Ainda hoje, na mente de muitos líderes nominalmente de esquerda e
modernizadores, a massa popular tem apenas o direito de ser tangida
pelos iluminados que, em seu nome, a conduzem rumo ao melhor dos mundos
possíveis. Josef Stalin, num retrocesso histórico à guisa de realismo
político, retomou com mão de ferro os ritos czaristas para impor os seus
planos à plebe ignara (leia-se O Homem, o Capital Mais Precioso). Nos
governantes brasileiros de agora se afirma o mesmo sestro contrário à
soberania popular.
Em comícios, Luiz Inácio da Silva repreende a massa e define quem
deve ser por ela enaltecido ou excomungado. Na faina de controlar os
adeptos e com abuso do cajado no pastoreio, chegou ao ponto sublime no
enunciado (com sotaque do Antigo Regime) de que José Sarney não é um
cidadão comum. A populaça levanta-se contra o patrimonialismo maranhense
porque, imagina o Grande Líder, ignora o saber político. Ela precisa
aprender históricas lições de realismo tendo em vista a governabilidade,
ou seja, a grata obediência ao oligarca. Outra cena caricata e trágica
de retorno ao passado ocorreu nos jardins da casa de Paulo Maluf num
abraço que apunhalou a própria elite esquerdista.

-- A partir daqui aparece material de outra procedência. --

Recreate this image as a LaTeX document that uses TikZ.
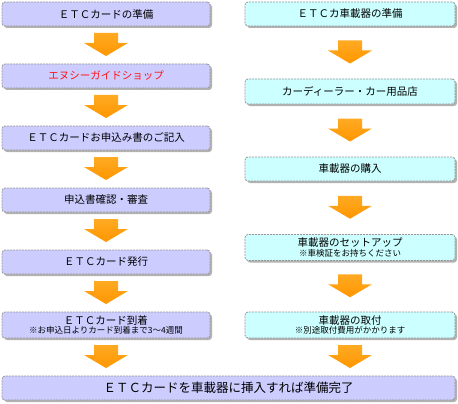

O dono do partido considera a política pública que, desde o Plano
Real, incluiu no mercado milhões de brasileiros um favor devido à sua
pessoa. Stalin regrediu ao período monárquico, unindo a honraria de ser
"pai do povo" (título comum aos reis europeus antes da Revolução
Francesa) ao populismo sem peias. Herdeiro da cultura política imposta
pelo absolutismo português, o Brasil jamais aniquilou a prática do
favor, da clientela, da suposta gratidão dos pobres diante dos
"benfeitores". Tais costumes vêm da República Romana, que jamais foi
democrata. Nela a fé pública dependia do rico que mantinha a plebe na
abjeta dependência. O favor prestado pelo patrão era retribuído
agradecidamente pelo favor do voto. Como a soberania popular era um mito
a ser respeitado, embora desobedecido, mesmo o aristocrata que
concorria aos cargos era obrigado a pedir o voto dos clientes como se
fosse um beneficium.
O eufemismo ainda encobre o controle político. Poucos (fora os
ditadores que se atribuíram o título de Benefactor, como Anastasio
Somoza) ousam exigir "gratidão" das massas por suas benfeitorias, reais
ou imaginárias. Gilberto Carvalho, secretário da Presidência, rompeu a
barreira das formas decorosas ao evidenciar o seu estado de espírito em
face das manifestações populares (que ameaçam retornar em ano
eleitoral). Em junho de 2013, confessa ele, "houve quase que um
sentimento de ingratidão, de dizer: 'fizemos tanto por essa gente e
agora eles se levantam contra nós'". O lapso revela muito da alma
governista.
Temos, ademais, notícias de preparo das Forças Armadas e da polícia
para a próxima Copa do Mundo. No manual repressivo com normas para o uso
da força física pelos agentes oficiais (o Ministério da Defesa prepara
uma edição mais branda, para inglês ler) o inimigo é o povo ingrato.
Este não amadureceu o bastante para reconhecer os benefícios trazidos
pelos patrões do Planalto. A fala do ministro evidencia: se houve ideal
modernizante em sua grei, ele foi sepultado na vala do realismo
político.
De tanto se unir aos oligarcas que forçam seus eleitores a ver como
"um favor" as obras públicas e os recursos arrancados do campo federal,
os governistas os mimetizam. Nunca antes neste país os nhonhôs foram tão
gratos aos que habitam os palácios. A palavra "esquerda" é folha de
parreira que encobre uma prática que deveria, se exibida na TV, ser
proibida aos menores de idade. "Ah, sai daí", senhor ministro!
*Roberto Romano é professor da Universidade Estadual de Campinas e autor de 'O Caldeirão de Medeia' (Perspectiva).